Roy Lichtenstein was a pioneering figure in the Pop Art movement, renowned for his comic strip-inspired paintings that employed a distinctive use of Ben-Day dots, bold lines, and bright colors to mimic the appearance of commercial printing techniques. Born in 1923 in New York City, Lichtenstein gained fame in the 1960s for his ironic and witty adaptations of pulp fiction and romance comics, transforming mundane or melodramatic content into high art. His works, such as “Whaam!” and “Drowning Girl,” are iconic for their encapsulation of the visual vernacular of the era and for challenging traditional notions of artistry and craftsmanship.

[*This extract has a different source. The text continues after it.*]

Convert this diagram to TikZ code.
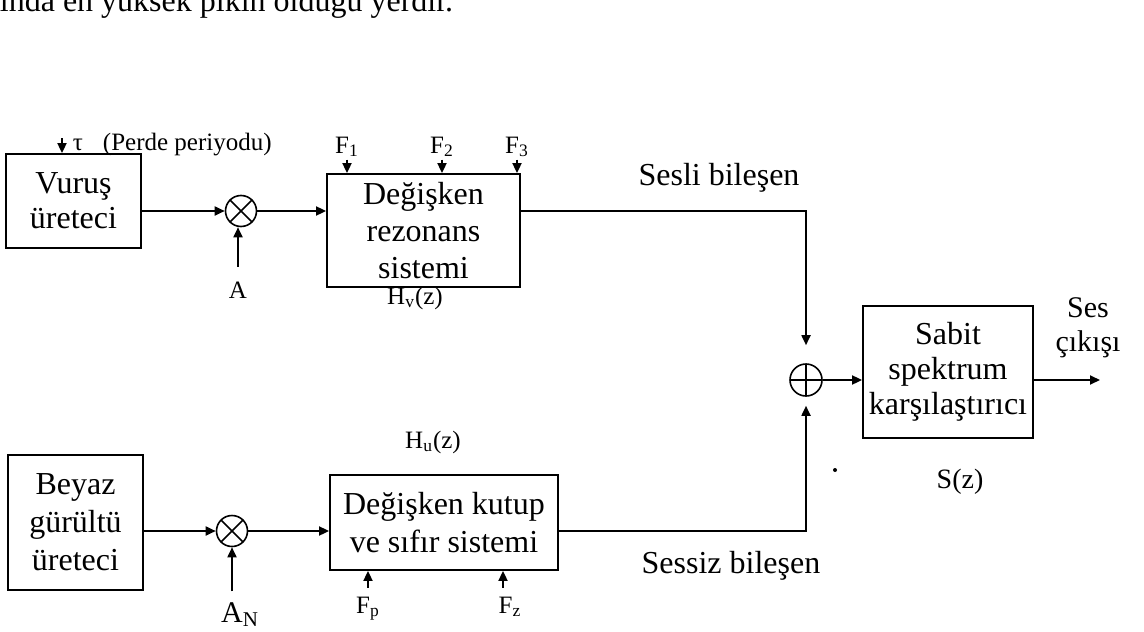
\documentclass[tikz,border=0pt]{standalone}
\usepackage{fontspec}
\setmainfont{Liberation Serif}
\usetikzlibrary{positioning, arrows.meta}

\begin{document}
\begin{tikzpicture}[x=0.5pt, y=-0.5pt, line width=0.9pt,
    font=\fontsize{16}{18}\selectfont,
    blok/.style={draw, align=center, inner sep=0pt},
    etiket/.style={font=\fontsize{12.5}{14}\selectfont, inner sep=1pt},
    ok/.style={-{Triangle[length=5pt, width=4.5pt]}},
    carpim/.style={draw, circle, line width=0.8pt, minimum size=15.5pt, inner sep=0pt,
      path picture={\draw[line width=0.8pt] (path picture bounding box.north west) -- (path picture bounding box.south east)
        (path picture bounding box.north east) -- (path picture bounding box.south west);}},
    toplam/.style={draw, circle, line width=0.8pt, minimum size=16pt, inner sep=0pt,
      path picture={\draw[line width=0.8pt] (path picture bounding box.north) -- (path picture bounding box.south)
        (path picture bounding box.west) -- (path picture bounding box.east);}}]
  \useasboundingbox (0,0) rectangle (1144,631);

  \node[anchor=base west, inner sep=0pt] (ustmetin) at (-1,12) {ında en yüksek pikin olduğu yerdir.};

  % sesli kol
  \node[blok, minimum width=67.5pt, minimum height=47pt, font=\fontsize{16}{17.5}\selectfont] (vurus) at (73.5,201) {Vuruş\\üreteci};
  \coordinate (tauok) at (62,138);
  \draw[ok] (tauok) -- (tauok |- vurus.north);
  \node[etiket, anchor=base west] (tau) at (70,150) {τ\hspace{10pt}(Perde periyodu)};
  \node[carpim] (carp1) at (241,211) {};
  \draw[ok] (vurus.east |- carp1) -- (carp1);
  \node[etiket, anchor=base, inner sep=7pt] (A) at (238,298) {A};
  \draw[ok] (A.north) -- (A.north |- carp1.south);

  \node[blok, minimum width=96.5pt, minimum height=56.5pt, font=\fontsize{16}{18.5}\selectfont] (rezonans) at (423.5,230.5) {Değişken\\rezonans\\sistemi};
  \draw[ok] (carp1) -- (carp1 -| rezonans.west);
  \node[etiket, anchor=base] (F1) at (347,153) {F\textsubscript{1}};
  \node[etiket, anchor=base] (F2) at (442,153) {F\textsubscript{2}};
  \node[etiket, anchor=base] (F3) at (517,153) {F\textsubscript{3}};
  \foreach \f in {F1,F2,F3}
    \draw[ok] (\f.south) -- (\f.south |- rezonans.north);
  \node[etiket] (hv) at (415,298) {H\textsubscript{v}(z)};
  \node (sesli) at (719,178) {Sesli bileşen};

  % toplama ve cikis
  \node[toplam] (topla) at (806,380) {};
  \draw[ok, shorten >=9pt] (rezonans.east |- carp1) -| (topla);
  \node[blok, minimum width=85pt, minimum height=66pt, font=\fontsize{16}{17.5}\selectfont] (sabit) at (948,372) {Sabit\\spektrum\\karşılaştırıcı};
  \draw[ok] (topla) -- (topla -| sabit.west);
  \coordinate (cikis) at (1100,380);
  \draw[ok] (sabit.east |- topla) -- (cikis);
  \node[font=\fontsize{15}{17}\selectfont, align=center] (sescikis) at (1088,328) {Ses\\çıkışı};
  \node[font=\fontsize{14}{16}\selectfont] (sz) at (960,482) {S(z)};
  \fill (835,470) circle (1pt);

  % sessiz kol
  \node[blok, minimum width=67.5pt, minimum height=67.5pt, font=\fontsize{16}{19}\selectfont] (beyaz) at (75.5,522.5) {Beyaz\\gürültü\\üreteci};
  \node[carpim] (carp2) at (232,531) {};
  \draw[ok] (beyaz.east |- carp2) -- (carp2);
  \node[etiket, font=\fontsize{15}{17}\selectfont, anchor=base, inner sep=5pt] (AN) at (240,622) {A\textsubscript{N}};
  \draw[ok] (AN.north -| carp2) -- (carp2.south);

  \node[blok, minimum width=114pt, minimum height=47.5pt, font=\fontsize{16}{19}\selectfont] (kutup) at (444,522.5) {Değişken kutup\\ve sıfır sistemi};
  \draw[ok] (carp2) -- (carp2 -| kutup.west);
  \node[etiket] (hu) at (433,442) {H\textsubscript{u}(z)};
  \node[etiket, anchor=base, inner sep=4pt] (Fp) at (368,613) {F\textsubscript{p}};
  \node[etiket, anchor=base, inner sep=4pt] (Fz) at (510,613) {F\textsubscript{z}};
  \draw[ok] (Fp.north) -- (Fp.north |- kutup.south);
  \draw[ok] ([xshift=-3.5pt]Fz.north) -- ([xshift=-3.5pt]Fz.north |- kutup.south);
  \draw[ok, shorten >=4.5pt] (kutup.east |- carp2) -| (topla);
  \node (sessiz) at (731,566) {Sessiz bileşen};
\end{tikzpicture}
\end{document}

Lichtenstein’s art is characterized by its engagement with popular culture and its critique of the confluence of art and consumerism. By elevating the commercial and the kitsch to the level of fine art, he questioned the hierarchies of culture and the definition of artistic value. Beyond his comic-inspired works, Lichtenstein explored a variety of subjects, including landscapes, interiors, and reinterpretations of masterpieces by other artists, always applying his signature style that bridges abstraction and representation.

His work not only played a crucial role in challenging the boundaries between high and low art but also left a lasting impact on the art world, influencing generations of artists and altering perceptions of American pop culture and art.